EXTRACTED DATA:
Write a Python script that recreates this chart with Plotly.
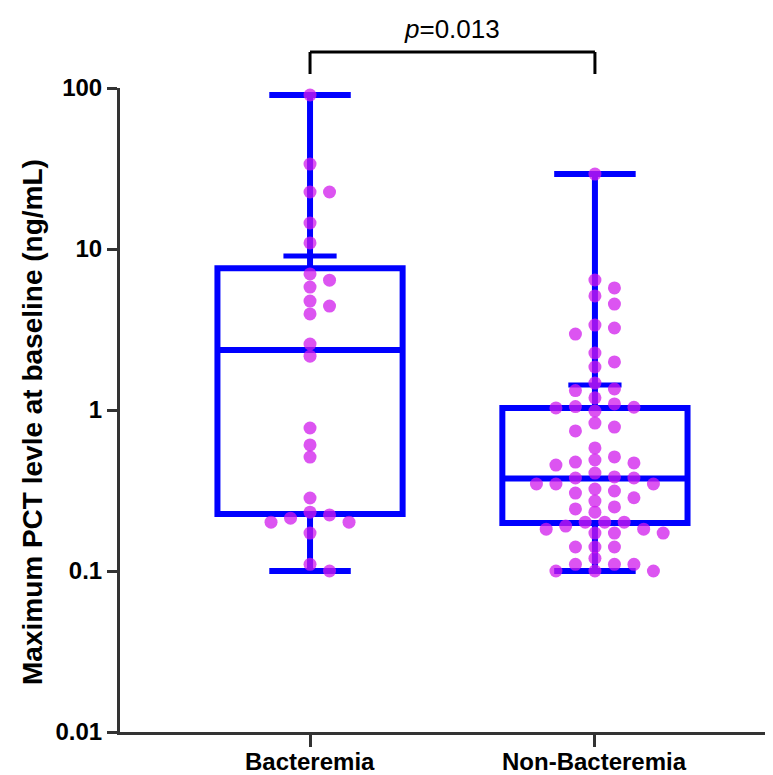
import numpy as np
import plotly.graph_objects as go

# ---------------- data ----------------
categories = ["Bacteremia", "Non-Bacteremia"]

bacteremia_values = [
    90.5, 33.7, 22.6, 22.6, 14.5, 10.9, 7.0, 6.4, 5.8, 4.75, 4.42, 3.95,
    2.57, 2.16, 0.773, 0.607, 0.51, 0.284, 0.232, 0.223, 0.213, 0.201,
    0.201, 0.172, 0.110, 0.100,
]

non_bacteremia_values = [
    29.2, 6.42, 5.73, 5.11, 4.55, 3.37, 3.23, 2.96, 2.26, 1.99, 1.85, 1.47,
    1.35, 1.32, 1.19, 1.09, 1.05, 1.04, 1.03, 0.986, 0.83, 0.783, 0.741,
    0.581, 0.511, 0.489, 0.475, 0.469, 0.455, 0.406, 0.384, 0.378, 0.378,
    0.347, 0.347, 0.347, 0.323, 0.314, 0.305, 0.285, 0.272, 0.25, 0.243,
    0.232, 0.201, 0.201, 0.201, 0.19, 0.182, 0.182, 0.172, 0.172, 0.172,
    0.141, 0.141, 0.141, 0.12, 0.110, 0.110, 0.110, 0.100, 0.100, 0.100,
]

# box statistics (min, q1, median, q3, max)
box_min = [0.100, 0.100]
box_q1 = [0.226, 0.199]
box_median = [2.36, 0.375]
box_q3 = [7.6, 1.03]
box_max = [90.5, 29.2]

y_tick_values = [0.01, 0.1, 1, 10, 100]
y_tick_labels = ["0.01", "0.1", "1", "10", "100"]

p_value_text = "<i>p</i>=0.013"
y_title = "Maximum PCT levle at baseline (ng/mL)"

# ---------------- layout constants ----------------
# the page body has an 8px margin, so the figure is drawn 8px in from the corner
W, H = 765, 767
M_L, M_R, M_T, M_B = 112, 0, 80, 43
X_RANGE = [-0.667, 1.625]
Y_RANGE = [-2, 2]
BLUE = "#0000FF"
AXIS = "#333333"
FONT = "Liberation Sans, Arial, sans-serif"
PT_COLOR = "rgba(208, 24, 236, 0.74)"

plot_w = W - M_L - M_R
plot_h = H - M_T - M_B
px_per_x = plot_w / (X_RANGE[1] - X_RANGE[0])
px_per_dec = plot_h / (Y_RANGE[1] - Y_RANGE[0])


def beeswarm(values, step_px=9.75, rx=19.0, ry=11.0):
    """Greedy swarm layout: returns x offsets (in axis units)."""
    ys = np.log10(np.asarray(values, dtype=float)) * px_per_dec
    order = np.argsort(-ys, kind="stable")
    placed = []
    offs = np.zeros(len(values))
    cands = [0.0]
    for k in range(1, 30):
        cands += [k * step_px, -k * step_px]
    for i in order:
        y = ys[i]
        for c in cands:
            ok = True
            for (px, py) in placed:
                if ((c - px) / rx) ** 2 + ((y - py) / ry) ** 2 < 1.0:
                    ok = False
                    break
            if ok:
                placed.append((c, y))
                offs[i] = c / px_per_x
                break
    return offs


fig = go.Figure()

groups = [bacteremia_values, non_bacteremia_values]

# boxes
for i, cat in enumerate(categories):
    fig.add_trace(go.Box(
        x=[i], q1=[box_q1[i]], median=[box_median[i]], q3=[box_q3[i]],
        lowerfence=[box_min[i]], upperfence=[box_max[i]],
        width=0.65, whiskerwidth=0.44,
        line=dict(color=BLUE, width=6),
        fillcolor="rgba(0,0,0,0)",
        boxpoints=False, hoverinfo="skip", showlegend=False,
    ))

# means
for i, vals in enumerate(groups):
    fig.add_trace(go.Scatter(
        x=[i], y=[float(np.mean(vals))], mode="markers",
        marker=dict(symbol="line-ew", size=38,
                    line=dict(color=BLUE, width=5)),
        showlegend=False, hoverinfo="skip", cliponaxis=False,
    ))

# points
for i, vals in enumerate(groups):
    offs = beeswarm(vals)
    fig.add_trace(go.Scatter(
        x=i + offs, y=vals, mode="markers",
        marker=dict(size=13, color=PT_COLOR, line=dict(width=0)),
        showlegend=False, cliponaxis=False,
    ))

# significance bracket
y_bar = 1 + 36 / plot_h
y_end = 1 + 14 / plot_h
fig.add_shape(type="line", xref="x", yref="paper", x0=0, x1=1,
              y0=y_bar, y1=y_bar, line=dict(color="black", width=3))
for xi in (0, 1):
    fig.add_shape(type="line", xref="x", yref="paper", x0=xi, x1=xi,
                  y0=y_end, y1=y_bar, line=dict(color="black", width=3))
fig.add_annotation(text=p_value_text, xref="x", yref="paper", x=0.5,
                   y=1 + 59 / plot_h, yanchor="middle", showarrow=False,
                   font=dict(family=FONT, size=26, color="black"))

# y title
fig.add_annotation(text=y_title, xref="paper", yref="paper", x=0, xshift=-87,
                   xanchor="center", y=(732 - 422) / plot_h, yanchor="middle",
                   textangle=-90, showarrow=False,
                   font=dict(family=FONT, size=28, color="black", weight="bold"))

# category labels
for i, cat in enumerate(categories):
    fig.add_annotation(text=cat, xref="x", yref="paper", x=i, y=0,
                       yanchor="middle", yshift=-29, showarrow=False,
                       font=dict(family=FONT, size=24, color="black",
                                 weight="bold"))

fig.update_layout(
    width=W, height=H,
    margin=dict(l=M_L, r=M_R, t=M_T, b=M_B, autoexpand=False),
    paper_bgcolor="white", plot_bgcolor="white",
    xaxis=dict(range=X_RANGE, tickvals=[0, 1], showticklabels=False,
               showline=True, linewidth=3, linecolor=AXIS,
               ticks="outside", ticklen=12, tickwidth=3, tickcolor=AXIS,
               showgrid=False, zeroline=False),
    yaxis=dict(type="log", range=Y_RANGE, tickvals=y_tick_values,
               ticktext=y_tick_labels,
               showline=True, linewidth=3, linecolor=AXIS,
               ticks="outside", ticklen=10, tickwidth=3, tickcolor=AXIS,
               showgrid=False, zeroline=False,
               tickfont=dict(family=FONT, size=24, color="black", weight="bold")),
)

fig.write_html("out.html")
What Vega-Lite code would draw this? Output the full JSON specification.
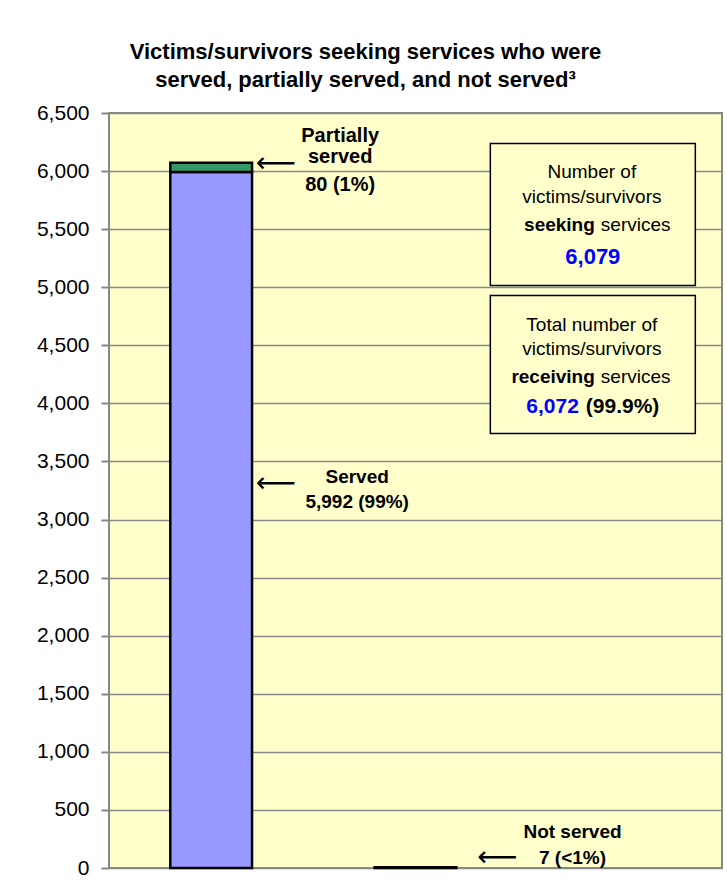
{
  "$schema": "https://vega.github.io/schema/vega-lite/v6.json",
  "width": 613,
  "height": 755,
  "autosize": {"type": "none"},
  "padding": {"left": 109, "top": 113, "right": 5, "bottom": 23},
  "background": "white",
  "config": {
    "font": "Liberation Sans, Arial, sans-serif",
    "view": {"fill": "#FFFFCC", "stroke": "#888888", "strokeWidth": 2}
  },
  "title": {
    "text": ["Victims/survivors seeking services who were", "served, partially served, and not served³"],
    "fontSize": 22,
    "fontWeight": "bold",
    "color": "black",
    "anchor": "middle",
    "frame": "group",
    "dx": -50,
    "lineHeight": 28,
    "offset": 10
  },
  "datasets": {
    "bars": [
      {"cat": "A", "status": "Served", "v": 5992},
      {"cat": "A", "status": "Partially served", "v": 80},
      {"cat": "B", "status": "Not served", "v": 7}
    ],
    "boxes": [
      {"cat": "C", "v": 5015, "v2": 6237},
      {"cat": "C", "v": 3740, "v2": 4929}
    ],
    "partial": [
      {"cat": "A", "v": 6300, "t": "Partially"},
      {"cat": "A", "v": 6125, "t": "served"},
      {"cat": "A", "v": 5876, "t": "80 (1%)"}
    ],
    "served": [
      {"cat": "A", "v": 3363, "t": "Served"},
      {"cat": "A", "v": 3148, "t": "5,992 (99%)"}
    ],
    "notserved": [
      {"cat": "B", "v": 306, "t": "Not served"},
      {"cat": "B", "v": 90, "t": "7 (<1%)"}
    ],
    "arrowsA": [
      {"cat": "A", "v": 6060, "t": "⟵"},
      {"cat": "A", "v": 3310, "t": "⟵"}
    ],
    "arrowsB": [
      {"cat": "B", "v": 82, "t": "⟵"}
    ],
    "boxtext": [
      {"cat": "C", "v": 5991, "t": "Number of"},
      {"cat": "C", "v": 5781, "t": "victims/survivors"},
      {"cat": "C", "v": 4674, "t": "Total number of"},
      {"cat": "C", "v": 4466, "t": "victims/survivors"}
    ],
    "boldwords": [
      {"cat": "C", "v": 5540, "t": "seeking"},
      {"cat": "C", "v": 4231, "t": "receiving"}
    ],
    "services": [
      {"cat": "C", "v": 5540, "t": "services"},
      {"cat": "C", "v": 4231, "t": "services"}
    ],
    "seekingTotal": [
      {"cat": "C", "v": 5256, "t": "6,079"}
    ],
    "receivingTotal": [
      {"cat": "C", "v": 3973, "t": "6,072"}
    ],
    "receivingPct": [
      {"cat": "C", "v": 3973, "t": "(99.9%)"}
    ]
  },
  "encoding": {
    "x": {
      "field": "cat",
      "type": "nominal",
      "scale": {"domain": ["A", "B", "C"], "paddingInner": 0.6, "paddingOuter": 0.3},
      "axis": {"labels": false, "ticks": false, "domain": false, "title": null}
    },
    "y": {
      "field": "v",
      "type": "quantitative",
      "scale": {"domain": [0, 6500], "nice": false, "zero": true},
      "axis": {
        "title": null,
        "values": [0, 500, 1000, 1500, 2000, 2500, 3000, 3500, 4000, 4500, 5000, 5500, 6000, 6500],
        "format": ",.0f",
        "labelFontSize": 21,
        "labelColor": "black",
        "labelPadding": 12,
        "tickSize": 8,
        "tickColor": "#888888",
        "tickWidth": 2,
        "domain": false,
        "gridColor": "#888888",
        "gridWidth": 1.5,
        "gridOpacity": 1
      }
    }
  },
  "layer": [
    {
      "data": {"name": "bars"},
      "mark": {"type": "bar", "stroke": "black", "strokeWidth": 2.5},
      "encoding": {
        "color": {
          "field": "status",
          "type": "nominal",
          "scale": {"domain": ["Served", "Partially served", "Not served"], "range": ["#9999FF", "#339966", "#FF0000"]},
          "legend": null
        },
        "order": {"field": "status", "sort": "descending"}
      }
    },
    {
      "data": {"name": "boxes"},
      "mark": {"type": "bar", "width": 205, "xOffset": -27, "fill": "#FFFFCC", "stroke": "black", "strokeWidth": 1.5},
      "encoding": {"y2": {"field": "v2"}}
    },
    {
      "data": {"name": "partial"},
      "mark": {"type": "text", "fontSize": 20, "fontWeight": "bold", "align": "center", "baseline": "middle", "dx": 129, "color": "black"},
      "encoding": {"text": {"field": "t"}}
    },
    {
      "data": {"name": "served"},
      "mark": {"type": "text", "fontSize": 19, "fontWeight": "bold", "align": "center", "baseline": "middle", "dx": 146, "color": "black"},
      "encoding": {"text": {"field": "t"}}
    },
    {
      "data": {"name": "notserved"},
      "mark": {"type": "text", "fontSize": 19, "fontWeight": "bold", "align": "center", "baseline": "middle", "dx": 157, "color": "black"},
      "encoding": {"text": {"field": "t"}}
    },
    {
      "data": {"name": "arrowsA"},
      "mark": {"type": "text", "font": "DejaVu Sans", "fontSize": 28, "align": "center", "baseline": "middle", "dx": 65, "color": "black"},
      "encoding": {"text": {"field": "t"}}
    },
    {
      "data": {"name": "arrowsB"},
      "mark": {"type": "text", "font": "DejaVu Sans", "fontSize": 28, "align": "center", "baseline": "middle", "dx": 82, "color": "black"},
      "encoding": {"text": {"field": "t"}}
    },
    {
      "data": {"name": "boxtext"},
      "mark": {"type": "text", "fontSize": 19, "align": "center", "baseline": "middle", "dx": -28, "color": "black"},
      "encoding": {"text": {"field": "t"}}
    },
    {
      "data": {"name": "boldwords"},
      "mark": {"type": "text", "fontSize": 19, "fontWeight": "bold", "align": "right", "baseline": "middle", "dx": -25, "color": "black"},
      "encoding": {"text": {"field": "t"}}
    },
    {
      "data": {"name": "services"},
      "mark": {"type": "text", "fontSize": 19, "align": "left", "baseline": "middle", "dx": -19, "color": "black"},
      "encoding": {"text": {"field": "t"}}
    },
    {
      "data": {"name": "seekingTotal"},
      "mark": {"type": "text", "fontSize": 22, "fontWeight": "bold", "align": "center", "baseline": "middle", "dx": -27, "color": "#0000FF"},
      "encoding": {"text": {"field": "t"}}
    },
    {
      "data": {"name": "receivingTotal"},
      "mark": {"type": "text", "fontSize": 21, "fontWeight": "bold", "align": "right", "baseline": "middle", "dx": -41, "color": "#0000FF"},
      "encoding": {"text": {"field": "t"}}
    },
    {
      "data": {"name": "receivingPct"},
      "mark": {"type": "text", "fontSize": 21, "fontWeight": "bold", "align": "left", "baseline": "middle", "dx": -34, "color": "black"},
      "encoding": {"text": {"field": "t"}}
    }
  ]
}
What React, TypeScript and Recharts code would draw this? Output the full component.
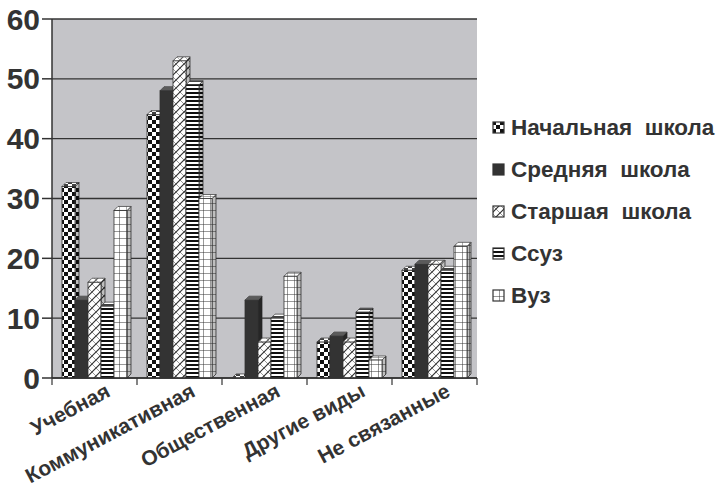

PROBLEM STATEMENT: Give the count of lines that hold the word "code", with nothing added.

THE OUTPUT: 2